Mais le personnage fictif de France n'est pas si éloigné d'une autre journaliste et présentatrice bien réelle. L'une des scènes du film est un habile montage d'une conférence de presse de Macron durant la crise des Gilets Jaunes. Laurence Ferrari, au micro, interpelle le président : "Avez-vous été sourd et aveugle à ces colères [des Gilets jaunes] ? Avez-vous pêché par naïveté, par arrogance, par inexpérience?" Dans France,  Seydoux a été insérée à la place de Ferrari au montage. "Les spectateurs pensent que c’est vrai !" dit Dumont, qui ajoute que certains lui demandent comment il a réussi à convaincre Macron de tourner dans son film. "Quand on me demande si on a tourné avec Macron, je dis oui. Si le spectateur y croit, c’est ça, le cinéma : de croire à ce qu’on voit. Même si au cinéma, on sait que c’est faux !" Dumont est très attaché à l'idée de réel, qui n'est selon lui pas possible à recréer dans un reportage. Un sujet de JT, avec ses plans de coupe et son montage, "recrée la réalité, mais laisse la possibilité de tronquer, d’altérer, d’orienter, d’occulter : ce n’est pas le réel, ce sont des plans que le réalisateur choisit de montrer. Je dis que ça pose un problème à la télévision, c’est tout."  

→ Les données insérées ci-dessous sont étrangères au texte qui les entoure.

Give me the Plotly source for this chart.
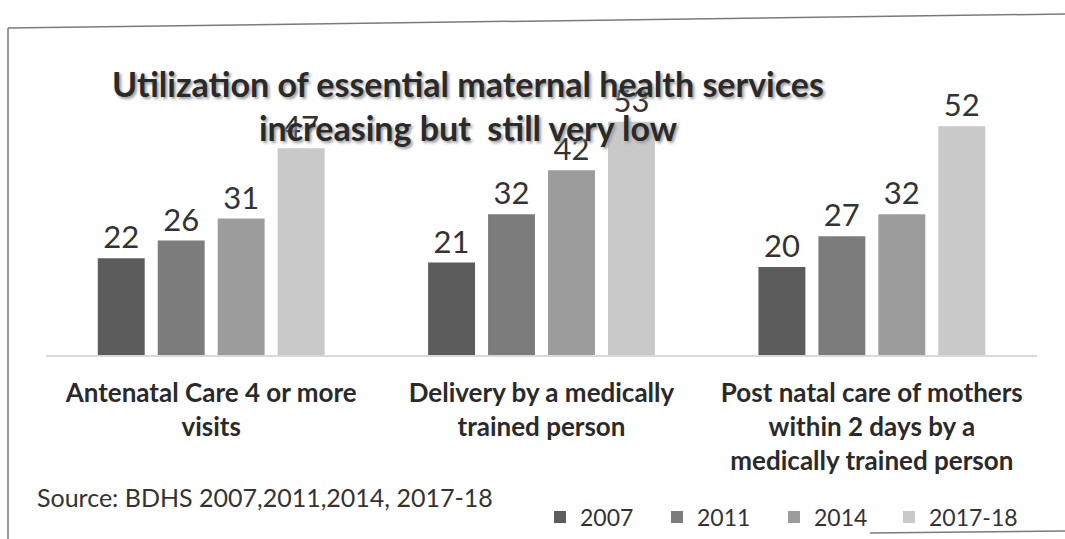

"L'émotion, ça fait tourner la machine" 

Daniel Schneidermann montre un extrait de reportage réalisé en 2012 par lareporter de TF1 Liseron Boudoul à Alep, en Syrie : dans un "plateau de situation", elle se fait filmer auprès d'un groupe de rebelles armés en embuscade derrière un mur. Se met-elle en danger comme France dans le film ? "Ce n’est pas la même chose, explique Hintermann-Afféjee, elle est planquée, elle décrit la scène." Lors d'un reportage à Gaza en 2012, elle-même s'est retrouvée en plateau de situation alors que les bombes explosaient au loin. Au micro, elle s'écrie : "Vous avez entendu les bombardements ? C’est incessant." Sur le plateau d'ASI, elle se souvient "avoir eu la trouille" : "On habitait chez l’habitant, on avait peur qu’il soit bombardé." Elle ajoute, à propos des questions de mise en scène : "Quand on est dans une configuration de guerre, il y a tant de choses à filmer, on n'a pas besoin de dire aux soldats : 'Fais ça, va là'. Le réel est déjà si riche, si dense." Elle insiste : tant que l'équipe est "coordonnée et honnête", le risque de tronquer le réel est très faible. Le risque est plus grand, ajoute-t-elle, si un journaliste est envoyé seul sur place, et doit jongler pour produire une image. "Ce qui, malheureusement, arrive de plus en plus."

L'émotion avant l'information ? Daniel Schneidermann montre l'extrait de la démission, en direct sur France Inter, de Nicolas Hulot en septembre 2019, et le "débrief", un peu plus tard à l'antenne, des journalistes Nicolas Demorand et Léa Salamé, qui ont assisté, sous le choc, à l'épisode, et reviennent sur sa "sincérité", le "moment de grâce" et "l'agilité de la radio" - en évacuant totalement la dimension politique d'une telle décision, celle d'un ministre de l'Écologie qui ne parvient pas à convaincre son gouvernement de lutter contre le dérèglement climatique. "Ils inventent quelque chose avec un événement réel, dit Dumont. L'émotion, ça fait tourner la machine, ça buzze, ça va servir à diffuser et rehausser France Inter."

A Cannes, en projection de presse, des journalistes ont "sifflé" son film : "Le film est assez féroce sur cette profession, ils ne veulent pas voir ça." Il s'énerve contre les journaux télévisés : "Quand vous regardez le JT, c’est de la com', ça sert à nourrir le message officiel. Je trouve ça insupportable." Il poursuit : "La télé publique est responsable de la misère culturelle dans laquelle on est depuis 20 ans. Les téléfilms débiles, c’est de la com', ça n’éveille pas l’esprit. Je préférais l’ORTF : il y avait un équilibre entre le divertissement, la culture. Les gens n’ont pas besoin d’être divertis, ils ont besoin d’être construits." Il cite le mouvement des Gilets jaunes comme "un produit dément de cette dégénérescence" : "Les Gilets jaunes, c’est 20 ans de JT de France Télévisions. Ils sont abîmés culturellement par ce qu’ils regardent, or, on se construit sur ce qu’on regarde. Le peuple a besoin d’être élevé, c’est comme des enfants." Cette remarque choque Daniel Schneidermann, qui rappelle que les Gilets jaunes sont des adultes qui réfléchissent par eux-mêmes, et alerte sur le mépris de classe que relaie un tel propos. Bruno Dumont s'en défend : "La télé, ce doit être ce que faisait l’ORTF, il faut émanciper les gens. Ce n’est pas parce que je dis ça que j’ai du mépris pour eux."